A brief incident of violence broke out among the normally peaceful Nubians at the end of last week, but the major injury was to the tourist trade image of southern Egypt. Since the incident affected over 600 tourists, it generated some news coverage.

Abu SimbelDetails are a bit sketchy from the different accounts, but apparently a couple Nubian families living near the famed temple complex of Abu Simbel, about 150 miles southwest of the city of Aswan, disagreed about the distribution of agricultural lands by the government. According to Ahmed Hassan, an inspector of antiquities at Abu Simbel, some armed Nubians occupied the disputed lands with their tents. They claimed they had papers showing their ownership.

Members of a rival family, asserting their rights to the lands, set fire to the tents of the occupiers, who retaliated with gunfire in an attempt to scare off the challengers. Mr. Hassan’s take on the incident was that “no one was injured.” He added that the unarmed faction protested by blocking the road leading out of Abu Simbel late on Friday, April 26th.

Other sources indicate that one person was, in fact, injured in the confrontation, though whether due to a gunshot wound or some other cause was not clear. All sources agree that the unarmed Nubian family, protesting the incident, blocked the road as a way of demanding that the armed group be arrested for their violence in terrifying the peaceful Nubians—or so their narrative went.

The blockade of the road led to about 630 foreign tourists, and the 46 buses they had arrived in, being trapped in Abu Simbel. Security forces said that the tourists simply stayed in their hotels overnight while officials attempted to negotiate with the people at the blockade, at first unsuccessfully.

The governor of Aswan said that other hotels would also be opened to the tourists until the dispute was settled. By Saturday morning, the negotiations were successful. The protestors lifted the blockade allowing the tourist buses to leave.

The nature of the conflict and its resolution is of special interest. Robert Fernea’s 1973 book Nubians in Egypt: Peaceful People explains the ways these people used to handle family conflicts in Old Nubia—before the destruction of their traditional society by the closing of the Aswan Dam in the 1960s. Fernea wrote that the Nubians traditionally tried to avoid revealing serious problems to outsiders, particularly to people such as the Egyptian police, since the best way for a village to survive was to be ignored by authorities.

Fernea added that most of their disputes were, until the 1960s, resolved through popular mediation. The Nubians had a strong ethic of getting involved in public quarrels, and of trying to help the parties to a dispute find ways of backing off from a problem.

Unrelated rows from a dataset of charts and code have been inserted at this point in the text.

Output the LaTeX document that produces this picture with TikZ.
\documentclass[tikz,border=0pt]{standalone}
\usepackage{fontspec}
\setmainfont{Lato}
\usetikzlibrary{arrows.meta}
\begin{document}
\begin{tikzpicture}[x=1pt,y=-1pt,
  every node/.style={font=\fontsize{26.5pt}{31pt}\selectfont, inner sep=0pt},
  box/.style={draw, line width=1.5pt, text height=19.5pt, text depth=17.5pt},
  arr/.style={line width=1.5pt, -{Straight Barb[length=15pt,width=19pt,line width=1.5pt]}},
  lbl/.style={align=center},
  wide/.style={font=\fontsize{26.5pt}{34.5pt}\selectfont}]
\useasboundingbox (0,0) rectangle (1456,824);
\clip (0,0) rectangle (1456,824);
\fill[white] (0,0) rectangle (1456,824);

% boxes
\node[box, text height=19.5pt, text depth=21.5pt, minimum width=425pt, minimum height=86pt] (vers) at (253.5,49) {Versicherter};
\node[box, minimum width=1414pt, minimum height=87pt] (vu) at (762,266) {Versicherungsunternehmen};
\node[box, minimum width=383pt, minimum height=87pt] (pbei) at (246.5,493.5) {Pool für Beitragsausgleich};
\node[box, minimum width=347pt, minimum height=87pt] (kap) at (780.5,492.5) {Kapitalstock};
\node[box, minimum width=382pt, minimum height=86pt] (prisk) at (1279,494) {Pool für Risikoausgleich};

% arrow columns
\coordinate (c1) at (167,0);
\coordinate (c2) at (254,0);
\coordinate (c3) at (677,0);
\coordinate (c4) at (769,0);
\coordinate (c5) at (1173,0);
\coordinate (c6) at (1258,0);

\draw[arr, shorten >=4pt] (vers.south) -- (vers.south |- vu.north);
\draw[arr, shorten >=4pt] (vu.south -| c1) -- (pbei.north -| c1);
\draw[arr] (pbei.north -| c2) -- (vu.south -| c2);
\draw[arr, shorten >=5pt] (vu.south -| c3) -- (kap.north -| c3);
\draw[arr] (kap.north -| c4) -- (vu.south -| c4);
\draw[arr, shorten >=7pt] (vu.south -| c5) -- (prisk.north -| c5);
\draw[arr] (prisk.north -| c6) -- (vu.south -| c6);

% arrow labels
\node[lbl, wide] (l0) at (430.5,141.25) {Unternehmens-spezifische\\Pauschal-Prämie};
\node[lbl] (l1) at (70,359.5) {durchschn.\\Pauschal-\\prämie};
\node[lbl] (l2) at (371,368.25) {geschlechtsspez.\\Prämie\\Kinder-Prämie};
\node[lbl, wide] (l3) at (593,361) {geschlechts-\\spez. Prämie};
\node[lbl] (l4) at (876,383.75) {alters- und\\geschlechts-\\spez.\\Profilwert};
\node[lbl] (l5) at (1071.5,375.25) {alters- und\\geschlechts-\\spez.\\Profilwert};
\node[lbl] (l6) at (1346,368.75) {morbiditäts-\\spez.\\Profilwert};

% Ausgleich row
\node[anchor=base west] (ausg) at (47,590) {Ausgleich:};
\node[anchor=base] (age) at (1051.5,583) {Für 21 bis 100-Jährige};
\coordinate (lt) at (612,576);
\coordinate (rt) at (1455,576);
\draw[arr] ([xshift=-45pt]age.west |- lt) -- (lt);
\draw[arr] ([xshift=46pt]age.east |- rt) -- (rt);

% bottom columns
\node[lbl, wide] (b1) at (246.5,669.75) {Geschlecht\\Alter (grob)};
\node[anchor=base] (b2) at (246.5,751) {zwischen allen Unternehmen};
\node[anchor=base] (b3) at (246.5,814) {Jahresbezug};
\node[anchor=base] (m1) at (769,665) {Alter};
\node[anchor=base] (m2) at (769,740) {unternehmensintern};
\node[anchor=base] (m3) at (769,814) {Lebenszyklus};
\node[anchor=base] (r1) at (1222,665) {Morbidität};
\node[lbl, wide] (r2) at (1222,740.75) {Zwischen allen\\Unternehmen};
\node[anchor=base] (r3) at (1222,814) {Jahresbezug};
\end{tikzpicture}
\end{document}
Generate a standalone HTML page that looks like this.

Disputes among family members were seen as especially troublesome, but the Nubians considered it a duty to try to mediate, to keep a dialogue going. For really serious disputes, they convened a council of a group that shared produce, called a nog. The senior member of the nog heard all the evidence to a quarrel and then required both parties to publicly beg the forgiveness of one another.

Unfortunately, the unique styles of conflict resolution of Old Nubia appear to have disappeared in the past 50 years. Since their traditional society was destroyed, it would be unreasonable to expect them to preserve the same patterns of retaining their peacefulness. It is not clear what, if any, dispute settlement strategies are now replacing them—except for protesting to gain public attention, which gets the authorities involved.